A SUSTAINABLE SALT REGIME IN THE ISRAELI COASTAL AQUIFER

2009 
Water utilization, particularly in dry areas, augments the accumulation of salts in soils and groundwater. This chapter reports a study of the economic aspects of maintaining sustainable salt concentrations in the reservoirs and in water supplied to agriculture and urban consumers. The study has two major purposes, to stress the need to remove salts, an expensive process, and to point to the water sources from which salts should be removed. The analysis is of the Coastal aquifer in Israel and the area above it and on data forecasted for the year 2020. The total amount of salts that can be expected to reach the coastal region in that year is 120,000 tons chlorides; the same quantity has to be removed yearly for a sustainable salt regime to be maintained.
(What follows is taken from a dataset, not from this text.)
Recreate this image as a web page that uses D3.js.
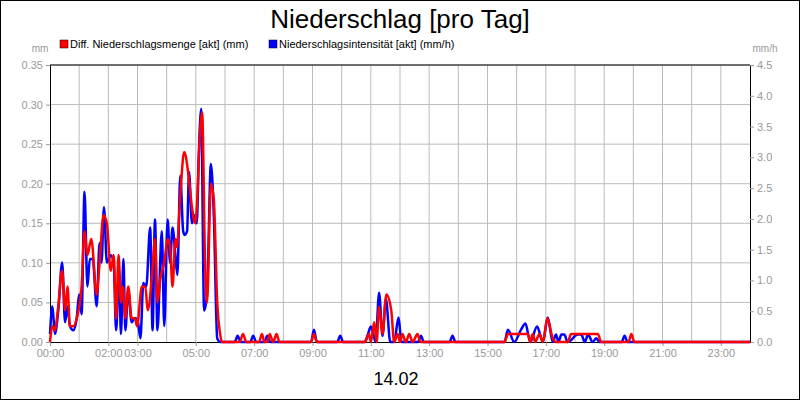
<!DOCTYPE html>
<html><head><meta charset="utf-8">
<script src="https://cdn.jsdelivr.net/npm/d3@7"></script>
<style>body{margin:0;background:#fff}text{font-family:"Liberation Sans",Arial,sans-serif}</style>
</head><body><svg id="chart" width="800" height="400"></svg>
<script>
// minutes since midnight, value
const mengeData = [[0,0],[5,0.02],[10,0.015],[17,0.045],[25,0.09],[31,0.04],[36,0.07],[41,0.02],[48,0.02],[55,0.03],[65,0.07],[71,0.14],[77,0.11],[85,0.13],[96,0.06],[102,0.10],[110,0.16],[117,0.15],[125,0.09],[131,0.11],[136,0.03],[141,0.11],[146,0.05],[150,0.07],[155,0.03],[161,0.07],[168,0.03],[175,0.03],[179,0.02],[189,0.07],[196,0.07],[201,0.04],[210,0.085],[216,0.13],[221,0.05],[227,0.08],[235,0.10],[242,0.13],[247,0.12],[252,0.07],[258,0.13],[261,0.12],[268,0.185],[276,0.24],[285,0.21],[292,0.17],[299,0.15],[302,0.17],[309,0.27],[313,0.29],[319,0.10],[323,0.05],[331,0.20],[337,0.18],[344,0.05],[350,0.01],[354,0],
  [390,0],[397,0.01],[404,0],[430,0],[436,0.01],[441,0],[447,0],[452,0.01],[459,0],[466,0.01],[472,0],[537,0],[543,0.01],[549,0],[648,0],[656,0.01],[660,0],[667,0.025],[672,0],[677,0.045],[684,0.01],[692,0.06],[702,0.04],[708,0],[715,0.01],[720,0],[725,0.01],[732,0],[739,0.01],[746,0],[756,0.01],[762,0],[935,0],[942,0.01],[983,0.01],[988,0],[993,0.01],[998,0],[1007,0.01],[1014,0],[1023,0.03],[1034,0.005],[1041,0],[1065,0],[1072,0.01],[1127,0.01],[1134,0],[1190,0],[1196,0.01],[1202,0],[1440,0]];
const intensitaetData = [[0,0.13],[5,0.58],[10,0.13],[17,0.51],[25,1.29],[31,0.32],[36,0.58],[41,0.26],[48,0.19],[55,0.39],[60,0.77],[65,0.45],[71,2.44],[77,0.9],[82,1.35],[88,1.35],[96,0.58],[102,1.61],[106,1.29],[111,2.19],[117,1.29],[125,1.41],[131,1.29],[136,0.19],[142,1.16],[146,0.13],[151,1.35],[155,0.19],[161,0.84],[168,0.32],[175,0.39],[181,0.32],[186,0.06],[192,0.96],[198,0.9],[206,1.86],[211,0.19],[216,1.99],[221,0.19],[230,1.8],[235,0.26],[242,1.99],[247,1.29],[252,1.86],[258,1.41],[262,1.09],[268,2.7],[274,1.8],[277,1.74],[282,1.8],[286,2.76],[292,1.93],[297,2.06],[302,1.93],[306,3.02],[311,3.79],[317,0.51],[323,0.77],[331,2.89],[337,2.06],[344,0.06],[350,0],
  [380,0],[386,0.1],[392,0],[412,0],[418,0.1],[424,0],[441,0],[447,0.1],[453,0],[537,0],[543,0.2],[549,0],[591,0],[597,0.1],[603,0],[647,0],[653,0.1],[660,0.25],[670,0],[677,0.8],[684,0.1],[691,0.7],[700,0],[708,0],[717,0.4],[723,0],[757,0],[763,0.1],[769,0],[822,0],[828,0.1],[834,0],[935,0],[942,0.2],[955,0],[969,0.2],[978,0.3],[988,0],[1002,0.25],[1014,0],[1024,0.4],[1034,0],[1041,0.12],[1046,0],[1052,0.12],[1058,0.12],[1065,0],[1086,0.12],[1093,0.12],[1100,0],[1107,0.12],[1116,0],[1124,0.06],[1130,0],[1176,0],[1182,0.1],[1188,0],[1440,0]];
const xTickHours = [0,2,3,5,7,9,11,13,15,17,19,21,23];
const leftTicks = d3.range(0, 0.351, 0.05);
const rightTicks = d3.range(0, 4.51, 0.5);

const svg = d3.select("#chart");
const m = {l:50, r:750, t:65, b:342};
const x = d3.scaleLinear().domain([0, 1440]).range([m.l, m.r]);
const yL = d3.scaleLinear().domain([0, 0.35]).range([m.b, m.t]);
const yR = d3.scaleLinear().domain([0, 4.5]).range([m.b, m.t]);
const grey = "#999";

svg.append("rect").attr("x",0.5).attr("y",0.5).attr("width",799).attr("height",399).attr("fill","none").attr("stroke","#000");
svg.append("text").attr("x",400).attr("y",28).attr("text-anchor","middle").attr("font-size",26).text("Niederschlag [pro Tag]");

// grid
svg.append("g").selectAll("line").data(d3.range(1,24)).join("line")
    .attr("x1",d=>x(d*60)).attr("x2",d=>x(d*60)).attr("y1",m.t).attr("y2",m.b)
    .attr("stroke","#bbb");
svg.append("g").selectAll("line").data(leftTicks.slice(1)).join("line")
    .attr("x1",m.l).attr("x2",m.r).attr("y1",d=>yL(d)).attr("y2",d=>yL(d))
    .attr("stroke","#bbb");

// axes
const fmt = d3.format(".2f");
const axL = svg.append("g").attr("transform",`translate(${m.l},0)`)
    .call(d3.axisLeft(yL).tickValues(leftTicks).tickFormat(fmt).tickSize(4).tickSizeOuter(0));
const axR = svg.append("g").attr("transform",`translate(${m.r},0)`)
    .call(d3.axisRight(yR).tickValues(rightTicks).tickFormat(d3.format(".1f")).tickSize(4).tickSizeOuter(0));
const axB = svg.append("g").attr("transform",`translate(0,${m.b})`)
    .call(d3.axisBottom(x).tickValues(xTickHours.map(h=>h*60))
        .tickFormat(d=>String(d/60).padStart(2,"0")+":00").tickSize(4).tickSizeOuter(0));
[axL,axR,axB].forEach(a=>{
    a.selectAll("text").attr("fill",grey).attr("font-size",11).attr("font-family","Liberation Sans, Arial");
    a.selectAll(".tick line").attr("stroke",grey);
    a.select(".domain").attr("stroke","#000");
});
svg.append("line").attr("x1",m.l).attr("x2",m.r).attr("y1",m.t).attr("y2",m.t).attr("stroke","#000");

svg.append("text").attr("x",40).attr("y",52).attr("text-anchor","middle").attr("font-size",10).attr("fill",grey).text("mm");
svg.append("text").attr("x",765).attr("y",52).attr("text-anchor","middle").attr("font-size",10).attr("fill",grey).text("mm/h");

// legend
const legend = [["Diff. Niederschlagsmenge [akt] (mm)","#f00",60],["Niederschlagsintensität [akt] (mm/h)","#00f",269]];
legend.forEach(([t,c,lx])=>{
    svg.append("rect").attr("x",lx).attr("y",40).attr("width",8).attr("height",8).attr("fill",c).attr("stroke","#000").attr("stroke-width",0.5);
    svg.append("text").attr("x",lx+10).attr("y",48).attr("font-size",11).text(t);
});

// lines
const lineB = d3.line().x(d=>x(d[0])).y(d=>yR(d[1])).curve(d3.curveMonotoneX);
const lineR = d3.line().x(d=>x(d[0])).y(d=>yL(d[1])).curve(d3.curveMonotoneX);
svg.append("path").attr("d",lineB(intensitaetData)).attr("fill","none").attr("stroke","#00f").attr("stroke-width",2.5);
svg.append("path").attr("d",lineR(mengeData)).attr("fill","none").attr("stroke","#f00").attr("stroke-width",2.5);

svg.append("text").attr("x",396).attr("y",385).attr("text-anchor","middle").attr("font-size",18).text("14.02");
</script></body></html>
A third, perhaps even half, the salts imported to the region will be removed in the natural outflow to the sea or in water exported to other regions, as fresh or recycled water. The rest, tenths of thousands tons per year, will have to be removed actively. The study is done under simplifying assumptions and it should be taken as a first step. A more detailed analysis will incorporate additional hydrological and engineering considerations and perhaps also other sources of contamination. But it seems that the major conclusions, on the need to remove the salts and the efficient way of doing it, will not be modified significantly.